3. Delay in Lodging an FIR
- State of H.P. v. Gian Chand (2001): Cited to rule that a delay in lodging an FIR is not a “ritualistic formula” for discarding a prosecution case. If the delay is satisfactorily explained, it is not fatal to the case.
- Ravinder Kumar v. State of Punjab (2001): Cited to provide examples of genuine causes for delayed FIRs, such as victims’ relatives needing time to regain mental composure, rural ignorance of police procedures, or a lack of adequate transport.
- Ramdas v. State of Maharashtra (2007): Cited to emphasize that mere delay is not fatal but must be considered within the totality of the circumstances. Valid explanations for delay include time consumed seeking medical aid or avoiding the police out of fear and threats. (This judgment also references Pandurang v. State of Hyderabad (1955) to note that each case’s facts must be evaluated individually).
- Ashok Kumar Chaudhary v. State of Bihar (2008): Cited to reiterate that if an adverse inference is avoided by properly and satisfactorily explaining the delay in lodging the FIR, the prosecution’s case cannot be thrown out.

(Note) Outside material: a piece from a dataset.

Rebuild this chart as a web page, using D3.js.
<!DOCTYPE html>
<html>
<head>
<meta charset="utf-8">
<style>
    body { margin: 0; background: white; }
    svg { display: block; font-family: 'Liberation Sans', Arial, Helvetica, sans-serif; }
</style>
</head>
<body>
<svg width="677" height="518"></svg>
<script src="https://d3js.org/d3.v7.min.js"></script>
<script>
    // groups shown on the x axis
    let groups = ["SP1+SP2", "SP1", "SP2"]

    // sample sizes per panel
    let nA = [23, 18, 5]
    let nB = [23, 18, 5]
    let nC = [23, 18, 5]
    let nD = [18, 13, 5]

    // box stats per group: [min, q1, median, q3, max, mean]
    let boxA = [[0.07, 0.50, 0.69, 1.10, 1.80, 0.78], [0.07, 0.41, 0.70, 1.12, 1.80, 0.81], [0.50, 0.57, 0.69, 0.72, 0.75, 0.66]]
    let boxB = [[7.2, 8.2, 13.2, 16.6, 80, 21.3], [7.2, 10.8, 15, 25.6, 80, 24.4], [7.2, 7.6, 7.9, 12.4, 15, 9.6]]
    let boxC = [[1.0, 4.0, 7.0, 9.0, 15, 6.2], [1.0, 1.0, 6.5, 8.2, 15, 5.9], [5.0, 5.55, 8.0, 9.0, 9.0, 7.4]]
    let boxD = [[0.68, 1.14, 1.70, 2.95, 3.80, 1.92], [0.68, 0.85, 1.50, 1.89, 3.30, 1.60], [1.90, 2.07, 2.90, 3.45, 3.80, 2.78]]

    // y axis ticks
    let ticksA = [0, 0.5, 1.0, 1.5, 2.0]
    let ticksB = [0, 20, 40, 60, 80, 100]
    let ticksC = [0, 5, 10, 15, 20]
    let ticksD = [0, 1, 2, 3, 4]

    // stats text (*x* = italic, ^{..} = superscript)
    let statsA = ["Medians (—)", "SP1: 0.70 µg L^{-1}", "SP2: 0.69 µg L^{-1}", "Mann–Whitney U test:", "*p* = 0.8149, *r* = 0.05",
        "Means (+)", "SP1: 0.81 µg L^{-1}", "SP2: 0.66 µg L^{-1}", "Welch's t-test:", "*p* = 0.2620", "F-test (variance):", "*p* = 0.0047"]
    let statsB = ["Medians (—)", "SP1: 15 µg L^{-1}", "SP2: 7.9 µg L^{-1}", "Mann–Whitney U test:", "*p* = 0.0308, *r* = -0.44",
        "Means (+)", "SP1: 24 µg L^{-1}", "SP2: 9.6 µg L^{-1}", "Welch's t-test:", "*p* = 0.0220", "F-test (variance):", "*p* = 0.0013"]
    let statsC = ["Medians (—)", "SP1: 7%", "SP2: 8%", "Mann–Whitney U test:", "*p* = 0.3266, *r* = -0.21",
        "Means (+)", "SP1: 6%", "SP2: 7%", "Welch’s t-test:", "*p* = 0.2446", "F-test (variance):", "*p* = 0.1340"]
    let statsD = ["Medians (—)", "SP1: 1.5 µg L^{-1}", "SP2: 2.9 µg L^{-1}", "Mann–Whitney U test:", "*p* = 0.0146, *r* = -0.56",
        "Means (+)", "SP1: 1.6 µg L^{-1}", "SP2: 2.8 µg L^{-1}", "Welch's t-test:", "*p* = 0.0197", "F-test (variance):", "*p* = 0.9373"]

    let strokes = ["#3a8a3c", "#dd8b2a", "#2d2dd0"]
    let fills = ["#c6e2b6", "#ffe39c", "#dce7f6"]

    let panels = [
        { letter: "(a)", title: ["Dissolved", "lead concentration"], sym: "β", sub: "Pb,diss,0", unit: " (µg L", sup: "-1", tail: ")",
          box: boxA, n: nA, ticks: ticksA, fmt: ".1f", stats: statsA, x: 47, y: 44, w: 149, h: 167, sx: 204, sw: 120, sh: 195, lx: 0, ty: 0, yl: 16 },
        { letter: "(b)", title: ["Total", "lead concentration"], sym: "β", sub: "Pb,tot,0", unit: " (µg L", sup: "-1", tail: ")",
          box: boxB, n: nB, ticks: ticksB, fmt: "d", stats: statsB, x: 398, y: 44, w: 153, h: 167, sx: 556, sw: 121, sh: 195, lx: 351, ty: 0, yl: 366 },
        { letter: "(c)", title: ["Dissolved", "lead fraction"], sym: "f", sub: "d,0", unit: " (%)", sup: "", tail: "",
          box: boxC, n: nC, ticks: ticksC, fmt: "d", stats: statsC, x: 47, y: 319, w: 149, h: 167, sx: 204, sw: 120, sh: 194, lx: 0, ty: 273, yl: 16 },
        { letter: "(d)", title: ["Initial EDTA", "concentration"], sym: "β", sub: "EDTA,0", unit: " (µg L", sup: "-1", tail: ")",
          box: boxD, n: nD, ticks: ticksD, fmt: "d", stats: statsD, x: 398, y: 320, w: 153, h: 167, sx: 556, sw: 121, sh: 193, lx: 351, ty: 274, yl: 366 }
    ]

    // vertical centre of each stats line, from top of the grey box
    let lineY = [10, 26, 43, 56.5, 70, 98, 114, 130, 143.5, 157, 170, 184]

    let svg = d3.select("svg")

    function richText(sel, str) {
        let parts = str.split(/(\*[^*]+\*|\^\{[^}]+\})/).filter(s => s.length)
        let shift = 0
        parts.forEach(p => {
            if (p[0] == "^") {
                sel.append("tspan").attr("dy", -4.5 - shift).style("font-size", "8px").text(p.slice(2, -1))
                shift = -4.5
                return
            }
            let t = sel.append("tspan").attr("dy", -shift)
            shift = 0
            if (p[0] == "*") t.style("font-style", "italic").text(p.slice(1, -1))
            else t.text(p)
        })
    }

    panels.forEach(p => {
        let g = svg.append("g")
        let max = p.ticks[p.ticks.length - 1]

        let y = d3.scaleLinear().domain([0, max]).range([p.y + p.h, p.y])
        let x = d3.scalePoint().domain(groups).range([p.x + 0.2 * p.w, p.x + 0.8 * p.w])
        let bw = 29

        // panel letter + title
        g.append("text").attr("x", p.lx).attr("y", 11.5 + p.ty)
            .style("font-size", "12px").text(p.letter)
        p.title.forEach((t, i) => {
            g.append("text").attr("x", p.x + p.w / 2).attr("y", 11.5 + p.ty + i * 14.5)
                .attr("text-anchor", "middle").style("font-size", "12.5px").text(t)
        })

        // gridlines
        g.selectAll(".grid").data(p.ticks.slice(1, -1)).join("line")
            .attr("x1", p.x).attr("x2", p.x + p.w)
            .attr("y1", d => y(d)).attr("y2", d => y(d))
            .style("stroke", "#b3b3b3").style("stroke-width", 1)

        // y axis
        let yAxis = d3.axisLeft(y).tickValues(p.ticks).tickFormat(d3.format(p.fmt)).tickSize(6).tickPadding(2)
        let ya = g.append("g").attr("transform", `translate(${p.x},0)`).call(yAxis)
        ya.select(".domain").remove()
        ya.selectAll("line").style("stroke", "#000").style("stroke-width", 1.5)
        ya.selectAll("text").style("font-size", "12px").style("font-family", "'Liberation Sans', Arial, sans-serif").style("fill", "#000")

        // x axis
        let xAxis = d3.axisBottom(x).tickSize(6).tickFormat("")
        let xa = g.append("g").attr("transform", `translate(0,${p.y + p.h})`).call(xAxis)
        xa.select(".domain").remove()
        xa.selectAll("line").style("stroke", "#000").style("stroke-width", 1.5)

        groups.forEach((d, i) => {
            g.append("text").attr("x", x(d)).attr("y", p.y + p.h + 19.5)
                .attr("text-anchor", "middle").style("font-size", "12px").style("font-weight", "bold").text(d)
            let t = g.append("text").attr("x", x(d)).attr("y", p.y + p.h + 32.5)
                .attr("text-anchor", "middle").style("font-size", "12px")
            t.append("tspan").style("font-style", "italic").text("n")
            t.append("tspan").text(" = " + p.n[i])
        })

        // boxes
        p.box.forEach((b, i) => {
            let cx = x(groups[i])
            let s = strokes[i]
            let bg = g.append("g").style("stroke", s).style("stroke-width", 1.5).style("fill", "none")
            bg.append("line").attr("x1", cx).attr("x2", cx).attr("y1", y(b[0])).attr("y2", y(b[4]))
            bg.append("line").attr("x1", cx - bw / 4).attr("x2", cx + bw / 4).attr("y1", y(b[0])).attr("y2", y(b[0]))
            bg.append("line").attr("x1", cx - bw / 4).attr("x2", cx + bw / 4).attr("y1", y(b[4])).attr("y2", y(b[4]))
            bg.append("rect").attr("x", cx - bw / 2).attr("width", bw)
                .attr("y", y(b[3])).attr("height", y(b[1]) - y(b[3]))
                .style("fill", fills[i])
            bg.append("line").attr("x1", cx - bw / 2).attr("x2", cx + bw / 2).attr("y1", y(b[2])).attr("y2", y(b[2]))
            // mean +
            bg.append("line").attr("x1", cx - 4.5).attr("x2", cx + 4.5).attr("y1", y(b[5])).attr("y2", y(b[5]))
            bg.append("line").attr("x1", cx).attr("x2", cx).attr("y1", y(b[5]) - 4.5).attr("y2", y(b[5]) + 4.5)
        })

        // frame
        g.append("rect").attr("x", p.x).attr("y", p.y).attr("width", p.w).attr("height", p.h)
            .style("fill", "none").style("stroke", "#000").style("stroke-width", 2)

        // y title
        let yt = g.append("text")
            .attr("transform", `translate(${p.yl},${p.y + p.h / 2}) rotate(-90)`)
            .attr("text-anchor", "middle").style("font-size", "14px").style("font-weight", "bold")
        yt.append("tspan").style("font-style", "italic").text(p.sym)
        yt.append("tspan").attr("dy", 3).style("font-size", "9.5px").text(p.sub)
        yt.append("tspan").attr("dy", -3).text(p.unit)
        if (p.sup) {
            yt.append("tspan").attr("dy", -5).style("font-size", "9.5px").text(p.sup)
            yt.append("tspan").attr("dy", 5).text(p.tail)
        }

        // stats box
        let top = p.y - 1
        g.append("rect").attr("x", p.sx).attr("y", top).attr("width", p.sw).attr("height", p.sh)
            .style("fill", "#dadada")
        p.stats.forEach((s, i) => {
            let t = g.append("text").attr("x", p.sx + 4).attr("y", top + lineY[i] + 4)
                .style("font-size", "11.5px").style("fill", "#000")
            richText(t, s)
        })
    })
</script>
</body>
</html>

4. Evidentiary Value of an Injured Eyewitness
- Baljinder Singh v. State of Punjab (2024) and Balu Sudam Khalde v. State of Maharashtra (2023): Cited to support the principle that the testimony of an undisputed, injured eyewitness who has successfully withstood cross-examination is placed on a higher pedestal and generally overrides conflicting expert medical opinion.

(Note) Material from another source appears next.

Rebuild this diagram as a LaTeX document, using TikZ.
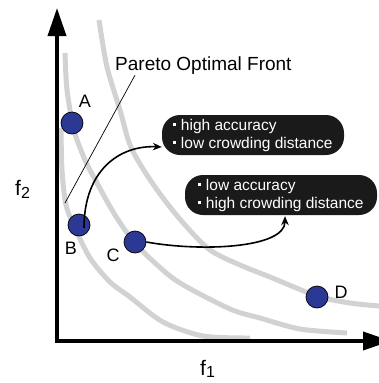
\documentclass[tikz,border=0pt]{standalone}
\usepackage{fontspec}
\setmainfont{Liberation Sans}
\usetikzlibrary{arrows.meta, positioning, calc}
\definecolor{ptblue}{HTML}{2B3894}
\definecolor{lvgray}{HTML}{D0D2D3}
\definecolor{dkink}{HTML}{1A1A1A}
\newcommand{\sqdot}{\raisebox{0.28em}{\rule{2.6pt}{2.6pt}}\hspace{5pt}}

\begin{document}
\begin{tikzpicture}[x=1pt, y=-1pt, >={Stealth[length=9pt, width=7.5pt]},
  pt/.style={circle, draw=black, line width=0.7pt, fill=ptblue, minimum size=22pt, inner sep=0pt},
  ptlabel/.style={font=\fontsize{18}{18}\selectfont, inner sep=0pt},
  axlabel/.style={font=\fontsize{21}{21}\selectfont, inner sep=0pt},
  level/.style={lvgray, line width=5pt},
  flow/.style={->, line width=1.6pt},
  infobox/.style={fill=dkink, text=white, rounded corners=18pt, minimum height=40pt,
    align=left, font=\fontsize{15.5}{18}\selectfont, inner xsep=7pt, inner ysep=2pt}]

% Canvas (pixel units, y downwards)
\useasboundingbox (0,0) rectangle (379,383);
\clip (0,0) rectangle (379,383);

% Level curves
\draw[level] plot[smooth] coordinates {(61,128) (62,170) (66,205) (75,228) (90,258)
  (110,282) (130,297) (163,322) (203,336) (250,338)};
\draw[level] plot[smooth] coordinates {(65,53) (67,90) (74,130) (85,160) (97,183)
  (115,215) (134,242) (155,263) (180,283) (230,309) (260,318) (300,329) (347,333)};
\draw[level] plot[smooth] coordinates {(99,20) (107,67) (120,110) (130,145) (145,172)
  (163,198) (185,225) (210,250) (240,265) (270,277) (317,296) (350,303) (379,306)};

% Axes
\coordinate (origin) at (57,341);
\coordinate (ytip) at (57,8);
\coordinate (xtip) at (391,341);
\draw[line width=3.6pt, {Triangle[length=28pt,width=18pt]}-{Triangle[length=28pt,width=18pt]}]
  (ytip) -- (origin) -- (xtip);
\node[axlabel, anchor=base west] (f2lab) at (15,195) {f\raisebox{-3pt}{\fontsize{16}{16}\selectfont 2}};
\node[axlabel, anchor=base west] (f1lab) at (200,375) {f\raisebox{-2pt}{\fontsize{16}{16}\selectfont 1}};

% Pareto front label
\node[font=\fontsize{19}{19}\selectfont, anchor=base west, inner sep=0pt] (front) at (115,70) {Pareto Optimal Front};
\coordinate (frontend) at (65,203);
\draw[line width=0.7pt] ($(front.south west)+(20,1)$) -- (frontend);

% Solutions
\node[pt] (A) at (72,123) {};
\node[pt] (B) at (79,225) {};
\node[pt] (C) at (135,242) {};
\node[pt] (D) at (317,297) {};
\node[ptlabel] (labA) at ($(A)+(13,-22)$) {A};
\node[ptlabel] (labB) at ($(B)+(-8,23)$) {B};
\node[ptlabel] (labC) at ($(C)+(-22,13)$) {C};
\node[ptlabel] (labD) at ($(D)+(24,-5)$) {D};

% Properties
\node[infobox, minimum width=182pt] (info1) at (253,135) {\sqdot high accuracy\\\sqdot low crowding distance};
\node[infobox, minimum width=192pt] (info2) at (281,195) {\sqdot low accuracy\\\sqdot high crowding distance};

\draw[flow] ($(B.center)+(5,3)$) .. controls +(0,-58) and +(-42,-2) .. ($(info1.west)+(0,12)$);
\draw[flow] (C.east) .. controls +(55,10) and +(0,32) .. ($(info2.south)+(4,1)$);

\end{tikzpicture}
\end{document}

5. Lack of Independent Witnesses
- Manjit Singh v. State of Punjab (2019), Rizwan Khan v. State of Chhattisgarh (2020), and Mohd. Naushad v. State (NCT of Delhi) (2024): Cited to establish that the prosecution’s case is not compromised merely by the lack of independent witnesses (such as local villagers). The court acknowledged the societal reality that common people often hesitate to involve themselves in matters concerning violent or ill-reputed individuals out of fear.
Acts and Sections
Indian Penal Code, 1860 (IPC)
- Section 120B: Pertaining to criminal conspiracy.
- Section 149: Pertaining to offenses committed by any member of an unlawful assembly.
- Section 302: Pertaining to the punishment for murder, under which the appellants were sentenced to rigorous life imprisonment.
- Section 307: Pertaining to the punishment for attempted murder, under which the appellants were sentenced to 10 years of rigorous imprisonment.
The Arms Act
- Section 27: Under this section, the appellants were sentenced to 7 years of rigorous imprisonment.
Code of Criminal Procedure, 1973 (CrPC)
- Section 313: This section governs the power to examine the accused; the defense recorded their statements issuing a blanket denial of the prosecution’s case under this provision.
Indian Evidence Act, 1872
- Section 134: This section establishes that no particular number of witnesses is required for the proof of any fact. It was cited to uphold the principle that evidence must be weighed by its quality rather than counted by quantity, allowing conviction on the sole testimony of a reliable eyewitness.
Constitution of India (Included as a primary legal framework cited in the document)
- Article 136: Refers to the Supreme Court’s appellate jurisdiction; the Court cited this article to note its settled position of not interfering in matters with concurrent findings of guilt by lower courts unless there is a manifest error.
Party
Adalat Yadav etc. versus The State of Bihar - Criminal Appeal Nos. 1788-1789 of 2019 - 2026 INSC 403 - April 22, 2026 – Hon’ble Mr. Justice Sanjay Karol and Hon’ble Mr. Justice Nongmeikapam Kotiswar Singh.